### THE EXERCISE
Retype, exactly as they stand, the lines from the start of the data to the line that contains "const xTicks = [6, 8, 10, 12];", both ends included. Leave the pictures out.

### INFORMATION PROVIDED

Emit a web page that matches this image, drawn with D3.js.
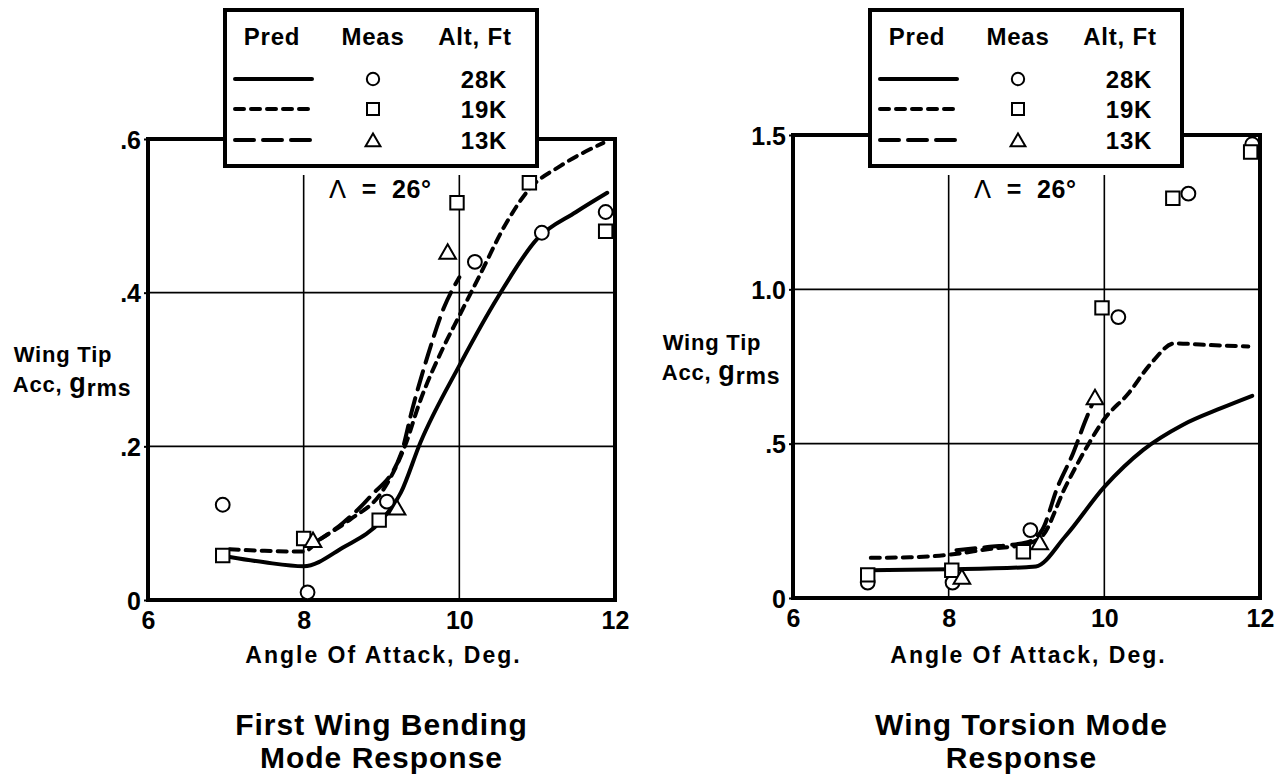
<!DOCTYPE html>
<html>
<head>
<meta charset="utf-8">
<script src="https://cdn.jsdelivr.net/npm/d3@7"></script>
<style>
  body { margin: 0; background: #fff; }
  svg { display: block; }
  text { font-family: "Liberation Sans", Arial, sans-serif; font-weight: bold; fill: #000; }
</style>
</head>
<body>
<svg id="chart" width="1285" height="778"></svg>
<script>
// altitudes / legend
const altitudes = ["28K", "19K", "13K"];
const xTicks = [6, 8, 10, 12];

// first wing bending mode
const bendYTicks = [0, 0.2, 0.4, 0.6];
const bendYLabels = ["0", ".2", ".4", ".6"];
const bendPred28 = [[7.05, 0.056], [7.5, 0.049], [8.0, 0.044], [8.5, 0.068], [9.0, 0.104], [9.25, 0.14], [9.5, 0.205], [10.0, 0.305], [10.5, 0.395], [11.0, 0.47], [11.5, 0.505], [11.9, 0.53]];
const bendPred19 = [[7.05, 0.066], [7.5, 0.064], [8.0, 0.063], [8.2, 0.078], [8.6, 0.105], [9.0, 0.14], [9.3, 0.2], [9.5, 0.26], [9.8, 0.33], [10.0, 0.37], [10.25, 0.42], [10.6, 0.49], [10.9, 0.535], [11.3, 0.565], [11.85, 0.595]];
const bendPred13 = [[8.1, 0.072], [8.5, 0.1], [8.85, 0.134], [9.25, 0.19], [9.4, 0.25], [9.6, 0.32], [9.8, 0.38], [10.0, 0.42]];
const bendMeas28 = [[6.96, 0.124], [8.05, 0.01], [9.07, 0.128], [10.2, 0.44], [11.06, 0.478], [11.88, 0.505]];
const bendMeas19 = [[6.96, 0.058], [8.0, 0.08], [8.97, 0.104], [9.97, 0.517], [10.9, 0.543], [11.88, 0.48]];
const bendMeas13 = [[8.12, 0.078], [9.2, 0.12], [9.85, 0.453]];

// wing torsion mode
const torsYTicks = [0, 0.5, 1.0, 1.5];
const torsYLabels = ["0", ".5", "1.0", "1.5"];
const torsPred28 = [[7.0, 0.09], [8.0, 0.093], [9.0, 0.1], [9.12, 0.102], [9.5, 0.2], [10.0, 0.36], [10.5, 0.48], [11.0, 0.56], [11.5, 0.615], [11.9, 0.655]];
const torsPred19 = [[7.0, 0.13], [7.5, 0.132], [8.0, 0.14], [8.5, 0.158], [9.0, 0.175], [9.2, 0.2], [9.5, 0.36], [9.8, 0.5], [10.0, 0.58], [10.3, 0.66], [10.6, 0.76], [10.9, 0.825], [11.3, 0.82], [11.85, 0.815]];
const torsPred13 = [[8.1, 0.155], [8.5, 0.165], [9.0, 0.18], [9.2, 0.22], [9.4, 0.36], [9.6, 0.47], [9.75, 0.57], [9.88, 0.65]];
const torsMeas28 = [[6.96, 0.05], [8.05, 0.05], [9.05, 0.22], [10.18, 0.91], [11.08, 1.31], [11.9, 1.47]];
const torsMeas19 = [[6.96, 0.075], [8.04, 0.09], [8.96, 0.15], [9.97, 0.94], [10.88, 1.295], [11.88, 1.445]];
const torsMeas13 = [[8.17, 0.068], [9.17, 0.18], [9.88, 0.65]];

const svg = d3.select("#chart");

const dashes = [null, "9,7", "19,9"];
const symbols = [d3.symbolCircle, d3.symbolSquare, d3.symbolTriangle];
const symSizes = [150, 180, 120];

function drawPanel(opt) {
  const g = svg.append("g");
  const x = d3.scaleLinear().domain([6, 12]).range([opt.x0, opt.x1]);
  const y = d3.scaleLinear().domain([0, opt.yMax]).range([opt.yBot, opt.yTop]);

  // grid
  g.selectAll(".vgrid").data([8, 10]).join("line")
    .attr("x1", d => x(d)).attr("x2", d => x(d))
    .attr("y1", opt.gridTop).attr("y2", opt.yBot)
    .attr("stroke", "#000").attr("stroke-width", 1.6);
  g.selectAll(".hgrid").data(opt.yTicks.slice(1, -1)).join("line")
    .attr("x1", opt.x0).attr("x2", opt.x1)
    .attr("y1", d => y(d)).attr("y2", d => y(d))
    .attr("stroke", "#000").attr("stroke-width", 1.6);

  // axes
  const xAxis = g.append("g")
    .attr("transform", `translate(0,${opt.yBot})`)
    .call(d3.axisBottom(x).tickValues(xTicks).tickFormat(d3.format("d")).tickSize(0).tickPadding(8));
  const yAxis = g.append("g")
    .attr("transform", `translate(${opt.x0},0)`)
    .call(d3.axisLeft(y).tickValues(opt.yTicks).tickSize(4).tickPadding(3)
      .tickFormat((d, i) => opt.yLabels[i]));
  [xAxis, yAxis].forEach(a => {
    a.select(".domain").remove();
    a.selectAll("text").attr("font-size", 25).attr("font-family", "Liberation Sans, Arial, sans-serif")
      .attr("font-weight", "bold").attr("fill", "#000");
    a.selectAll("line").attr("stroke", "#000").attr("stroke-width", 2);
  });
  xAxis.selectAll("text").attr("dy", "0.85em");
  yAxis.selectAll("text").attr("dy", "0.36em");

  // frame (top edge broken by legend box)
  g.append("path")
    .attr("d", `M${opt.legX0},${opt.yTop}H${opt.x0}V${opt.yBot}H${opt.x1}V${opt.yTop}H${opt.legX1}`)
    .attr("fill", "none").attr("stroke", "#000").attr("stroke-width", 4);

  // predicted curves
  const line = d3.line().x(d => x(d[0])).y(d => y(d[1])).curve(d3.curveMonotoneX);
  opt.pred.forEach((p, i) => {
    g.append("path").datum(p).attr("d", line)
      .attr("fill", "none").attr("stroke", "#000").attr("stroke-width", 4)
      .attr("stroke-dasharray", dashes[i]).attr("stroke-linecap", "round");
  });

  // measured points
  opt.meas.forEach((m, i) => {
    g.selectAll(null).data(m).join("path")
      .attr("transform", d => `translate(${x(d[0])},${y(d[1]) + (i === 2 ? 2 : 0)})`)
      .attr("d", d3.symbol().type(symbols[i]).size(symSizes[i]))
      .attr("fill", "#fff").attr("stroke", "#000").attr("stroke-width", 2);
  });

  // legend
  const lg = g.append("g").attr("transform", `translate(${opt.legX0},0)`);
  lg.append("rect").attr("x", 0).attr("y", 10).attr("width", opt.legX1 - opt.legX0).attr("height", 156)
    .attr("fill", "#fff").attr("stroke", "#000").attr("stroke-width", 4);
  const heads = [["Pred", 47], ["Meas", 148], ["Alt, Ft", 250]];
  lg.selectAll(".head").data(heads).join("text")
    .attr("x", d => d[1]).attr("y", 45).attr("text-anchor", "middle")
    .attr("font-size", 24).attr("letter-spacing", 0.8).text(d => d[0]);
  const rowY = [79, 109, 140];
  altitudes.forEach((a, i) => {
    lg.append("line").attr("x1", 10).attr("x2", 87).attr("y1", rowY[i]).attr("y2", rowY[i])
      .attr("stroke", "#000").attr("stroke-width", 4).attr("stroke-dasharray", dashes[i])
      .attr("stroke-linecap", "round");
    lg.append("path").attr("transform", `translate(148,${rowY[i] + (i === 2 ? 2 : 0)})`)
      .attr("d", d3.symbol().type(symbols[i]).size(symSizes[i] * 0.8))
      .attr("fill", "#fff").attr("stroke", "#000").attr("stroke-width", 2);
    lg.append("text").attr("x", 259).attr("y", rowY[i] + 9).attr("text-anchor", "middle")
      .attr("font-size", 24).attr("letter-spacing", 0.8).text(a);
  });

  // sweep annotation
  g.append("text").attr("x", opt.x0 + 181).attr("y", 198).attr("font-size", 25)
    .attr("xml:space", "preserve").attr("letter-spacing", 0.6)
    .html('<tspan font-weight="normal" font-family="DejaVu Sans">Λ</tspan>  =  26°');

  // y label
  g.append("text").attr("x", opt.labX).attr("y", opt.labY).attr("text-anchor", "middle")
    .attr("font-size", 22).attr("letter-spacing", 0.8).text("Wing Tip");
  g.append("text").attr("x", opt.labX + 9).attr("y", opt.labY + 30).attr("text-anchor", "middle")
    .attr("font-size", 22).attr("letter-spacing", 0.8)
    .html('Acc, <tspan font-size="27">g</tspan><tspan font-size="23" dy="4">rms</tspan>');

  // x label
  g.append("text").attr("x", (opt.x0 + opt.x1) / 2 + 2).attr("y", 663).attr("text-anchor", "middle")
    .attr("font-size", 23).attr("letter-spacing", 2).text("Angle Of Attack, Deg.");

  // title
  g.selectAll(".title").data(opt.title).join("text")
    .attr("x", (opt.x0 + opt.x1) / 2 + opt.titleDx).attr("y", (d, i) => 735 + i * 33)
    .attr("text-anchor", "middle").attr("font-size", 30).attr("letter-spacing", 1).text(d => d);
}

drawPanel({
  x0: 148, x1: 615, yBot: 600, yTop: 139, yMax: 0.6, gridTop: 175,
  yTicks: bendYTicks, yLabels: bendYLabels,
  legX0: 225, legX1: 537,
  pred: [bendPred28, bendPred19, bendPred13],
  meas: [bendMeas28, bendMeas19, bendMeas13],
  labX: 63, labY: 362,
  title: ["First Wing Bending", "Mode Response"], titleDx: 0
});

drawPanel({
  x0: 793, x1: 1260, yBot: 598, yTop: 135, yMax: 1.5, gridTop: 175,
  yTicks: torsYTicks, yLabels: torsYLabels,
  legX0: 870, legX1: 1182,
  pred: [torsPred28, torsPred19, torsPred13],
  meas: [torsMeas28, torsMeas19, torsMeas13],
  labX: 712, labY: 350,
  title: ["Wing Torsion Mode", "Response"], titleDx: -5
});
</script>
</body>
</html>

### SOLUTION BELOW
Emit a web page that matches this image, drawn with D3.js.
<!DOCTYPE html>
<html>
<head>
<meta charset="utf-8">
<script src="https://cdn.jsdelivr.net/npm/d3@7"></script>
<style>
  body { margin: 0; background: #fff; }
  svg { display: block; }
  text { font-family: "Liberation Sans", Arial, sans-serif; font-weight: bold; fill: #000; }
</style>
</head>
<body>
<svg id="chart" width="1285" height="778"></svg>
<script>
// altitudes / legend
const altitudes = ["28K", "19K", "13K"];
const xTicks = [6, 8, 10, 12];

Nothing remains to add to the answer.